Monday, 7 June 2010


38 years after Bloody Sunday, soldiers face growing fear of murder charges

By JASON LEWIS, MAIL ON SUNDAY SECURITY EDITOR
Last updated at 12:31 AM on 6th June 2010
    Soldiers and officers involved in Bloody Sunday could face prosecution and even murder charges over the events of nearly 40 years ago following the long-awaited verdict of the official inquiry. 
The investigation, launched by then Prime Minister Tony Blair, is due to release its final report after 11 years of hearings and lengthy delays that cost the taxpayer more than £200 million. 
Yesterday, sources in Northern Ireland claimed inquiry chairman Lord Saville’s conclusions would be ‘very bad’ for the Army and lead to files on the actions of soldiers and their officers being referred to the Director of Public Prosecutions. 
Lord Saville
Final report: Lord Saville was asked to lead the inquiry by Tony Blair
Lord Saville has been examining what happen in Londonderry on January 30, 1972 when 14 civilians were shot dead by paratroopers during a banned civil rights march – amid claims that IRA snipers had attacked the troops. 
Mr Blair set up the investigation in January 1998 and it heard its first oral evidence in November 2000, with soldiers allowed to give testimony anonymously because of fears for their safety. 
Its 5,000-page report will be published on June 15. In what became known to Republicans as the Bogside Massacre, 27 protesters were shot by members of the Parachute Regiment, with 13 men, including seven teenagers, killed and another man dying from his wounds four-and-a-half months later. 
Two protesters were injured when they were run down by Army vehicles and many witnesses, including journalists, testified that all those shot were unarmed.

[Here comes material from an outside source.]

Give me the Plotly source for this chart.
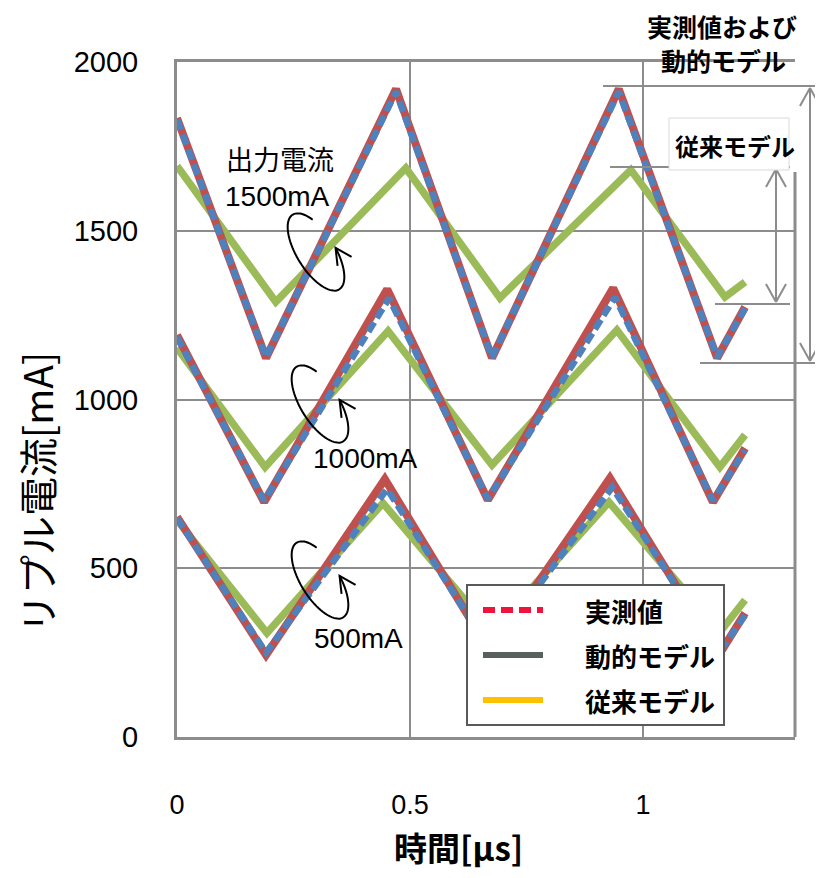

Five of the wounded were shot in the back. 
The Northern Ireland sources suggest the inquiry will conclude that some of the killings were unlawful, leading to a legal debate over whether charges can be brought so long after the events. 
An unlawful killing verdict has seemed the most likely outcome after several unlikely witnesses suggested that innocent people had been killed. 
In May 2007, former Army chief General Sir Mike Jackson, who served as a Captain in the 1st Battalion the Parachute Regiment in Londonderry on the day of the shootings, said he had come to the conclusion that soldiers shot dead innocent people on Bloody Sunday. 
Sir Mike, who also served as the Regiment’s adjutant at the time, did not take part in the shootings but took statements from soldiers who did. 
He told the inquiry: ‘Far from being an attempt to rewrite history, the direction [soldiers’ statements] I received was clearly an attempt to record what had happened. Further, I had been present and had a grasp of events overall. 

'I am sure it would have been clear to me if anyone was not telling the truth.'

'I am sure it would have been clear to me if anyone was not telling me the truth.’ 
Previously Sir Mike had insisted that those shot dead had been involved in IRA activity during the civil rights march. 
The late RUC Chief Superintendent Frank Lagan, who was in charge of policing in the city at the time, said in evidence that he met the then commander of British land forces, General Robert Ford, and the Army’s most senior officer in Londonderry, Brigadier Pat MacLellan, on Bloody Sunday. 
Ch Supt Lagan, who died in 2005, claimed General Ford ‘turned his back’ on him when he attempted to tell him that he had received a message that the marchers would not attempt to confront soldiers. 
And former Army Colonel Tim Collins claimed that a rifle used by soldiers on Bloody Sunday was found during an SAS operation in Sierra Leone. The rifle had been declared ‘destroyed’ by the Ministry of Defence along with 13 of the 29 rifles fired by paratroopers on Bloody Sunday. 
Bloody Sunday
Face off: Soldiers and demonstrators in Londonderry on January 30, 1972, when 14 civilians were shot dead
The Counsel to the Inquiry, Christopher Clarke QC, said it was not known which soldiers had carried out the majority of the fatal shootings. 
He also criticised the Army’s planning in the days before the march, saying it was left to more junior officers by General Ford. Lawyers representing some of the families of those killed have said the evidence to the inquiry suggests some of those involved must be prosecuted. 
Greg McCartney, a solicitor who represents the relatives of victim James Wray, warned that if Lord Saville did not make a finding of unlawful killing, or murder, then the inquiry would be rejected as a whitewash. 
That was the fate of a tribunal conducted immediately after Bloody Sunday by Lord Widgery. 
Last night a Northern Ireland office spokesman said new Secretary of State Owen Paterson had not yet received the final report.